**AVAILABLE DATA:**
============================================================

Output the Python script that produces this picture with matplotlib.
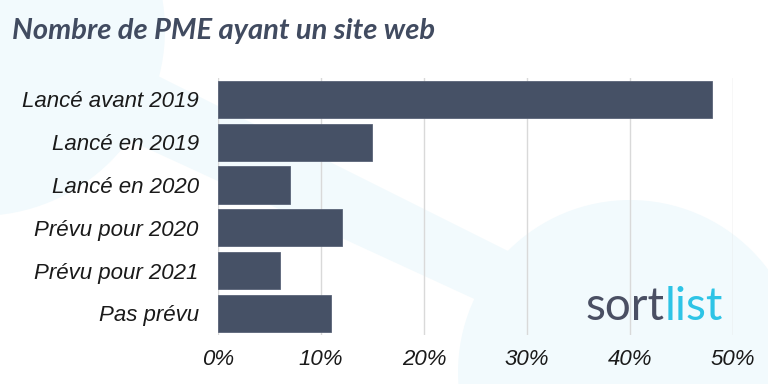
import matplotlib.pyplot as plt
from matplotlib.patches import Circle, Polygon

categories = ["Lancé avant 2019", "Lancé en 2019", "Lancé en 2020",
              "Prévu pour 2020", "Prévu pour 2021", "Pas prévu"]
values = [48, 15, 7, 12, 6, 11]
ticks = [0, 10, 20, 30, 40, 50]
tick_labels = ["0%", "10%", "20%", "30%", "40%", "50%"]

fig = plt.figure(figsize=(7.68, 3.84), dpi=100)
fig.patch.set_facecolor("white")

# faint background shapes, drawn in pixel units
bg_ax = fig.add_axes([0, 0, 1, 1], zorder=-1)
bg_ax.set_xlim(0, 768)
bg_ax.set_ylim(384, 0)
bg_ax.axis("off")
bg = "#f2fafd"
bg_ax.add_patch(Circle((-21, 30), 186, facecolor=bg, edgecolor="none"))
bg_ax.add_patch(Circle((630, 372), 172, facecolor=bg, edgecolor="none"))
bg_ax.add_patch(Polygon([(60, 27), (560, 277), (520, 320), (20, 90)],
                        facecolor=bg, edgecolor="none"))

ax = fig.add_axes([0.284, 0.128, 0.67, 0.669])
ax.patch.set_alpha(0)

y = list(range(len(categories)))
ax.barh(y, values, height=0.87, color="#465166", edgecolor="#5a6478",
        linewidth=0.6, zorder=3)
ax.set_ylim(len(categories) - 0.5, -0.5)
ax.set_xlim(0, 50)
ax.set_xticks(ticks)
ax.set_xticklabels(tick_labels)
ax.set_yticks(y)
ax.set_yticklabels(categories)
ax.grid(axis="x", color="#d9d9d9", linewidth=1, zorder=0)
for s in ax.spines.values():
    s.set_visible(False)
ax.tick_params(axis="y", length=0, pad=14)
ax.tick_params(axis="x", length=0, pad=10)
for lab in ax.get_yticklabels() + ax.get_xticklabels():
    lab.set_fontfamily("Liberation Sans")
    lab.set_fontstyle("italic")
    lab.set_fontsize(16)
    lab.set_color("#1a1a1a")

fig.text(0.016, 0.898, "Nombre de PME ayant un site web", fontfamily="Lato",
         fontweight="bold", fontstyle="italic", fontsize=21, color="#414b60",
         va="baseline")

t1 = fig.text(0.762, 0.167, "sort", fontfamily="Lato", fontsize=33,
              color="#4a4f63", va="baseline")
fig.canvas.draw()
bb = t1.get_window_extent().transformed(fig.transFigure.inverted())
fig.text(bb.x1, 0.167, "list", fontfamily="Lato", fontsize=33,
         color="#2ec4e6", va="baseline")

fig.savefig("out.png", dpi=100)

============================================================

**GOAL:**
Except for the pictures, print the data above exactly.

**RESPONSE:**
Output the Python script that produces this picture with matplotlib.
import matplotlib.pyplot as plt
from matplotlib.patches import Circle, Polygon

categories = ["Lancé avant 2019", "Lancé en 2019", "Lancé en 2020",
              "Prévu pour 2020", "Prévu pour 2021", "Pas prévu"]
values = [48, 15, 7, 12, 6, 11]
ticks = [0, 10, 20, 30, 40, 50]
tick_labels = ["0%", "10%", "20%", "30%", "40%", "50%"]

fig = plt.figure(figsize=(7.68, 3.84), dpi=100)
fig.patch.set_facecolor("white")

# faint background shapes, drawn in pixel units
bg_ax = fig.add_axes([0, 0, 1, 1], zorder=-1)
bg_ax.set_xlim(0, 768)
bg_ax.set_ylim(384, 0)
bg_ax.axis("off")
bg = "#f2fafd"
bg_ax.add_patch(Circle((-21, 30), 186, facecolor=bg, edgecolor="none"))
bg_ax.add_patch(Circle((630, 372), 172, facecolor=bg, edgecolor="none"))
bg_ax.add_patch(Polygon([(60, 27), (560, 277), (520, 320), (20, 90)],
                        facecolor=bg, edgecolor="none"))

ax = fig.add_axes([0.284, 0.128, 0.67, 0.669])
ax.patch.set_alpha(0)

y = list(range(len(categories)))
ax.barh(y, values, height=0.87, color="#465166", edgecolor="#5a6478",
        linewidth=0.6, zorder=3)
ax.set_ylim(len(categories) - 0.5, -0.5)
ax.set_xlim(0, 50)
ax.set_xticks(ticks)
ax.set_xticklabels(tick_labels)
ax.set_yticks(y)
ax.set_yticklabels(categories)
ax.grid(axis="x", color="#d9d9d9", linewidth=1, zorder=0)
for s in ax.spines.values():
    s.set_visible(False)
ax.tick_params(axis="y", length=0, pad=14)
ax.tick_params(axis="x", length=0, pad=10)
for lab in ax.get_yticklabels() + ax.get_xticklabels():
    lab.set_fontfamily("Liberation Sans")
    lab.set_fontstyle("italic")
    lab.set_fontsize(16)
    lab.set_color("#1a1a1a")

fig.text(0.016, 0.898, "Nombre de PME ayant un site web", fontfamily="Lato",
         fontweight="bold", fontstyle="italic", fontsize=21, color="#414b60",
         va="baseline")

t1 = fig.text(0.762, 0.167, "sort", fontfamily="Lato", fontsize=33,
              color="#4a4f63", va="baseline")
fig.canvas.draw()
bb = t1.get_window_extent().transformed(fig.transFigure.inverted())
fig.text(bb.x1, 0.167, "list", fontfamily="Lato", fontsize=33,
         color="#2ec4e6", va="baseline")

fig.savefig("out.png", dpi=100)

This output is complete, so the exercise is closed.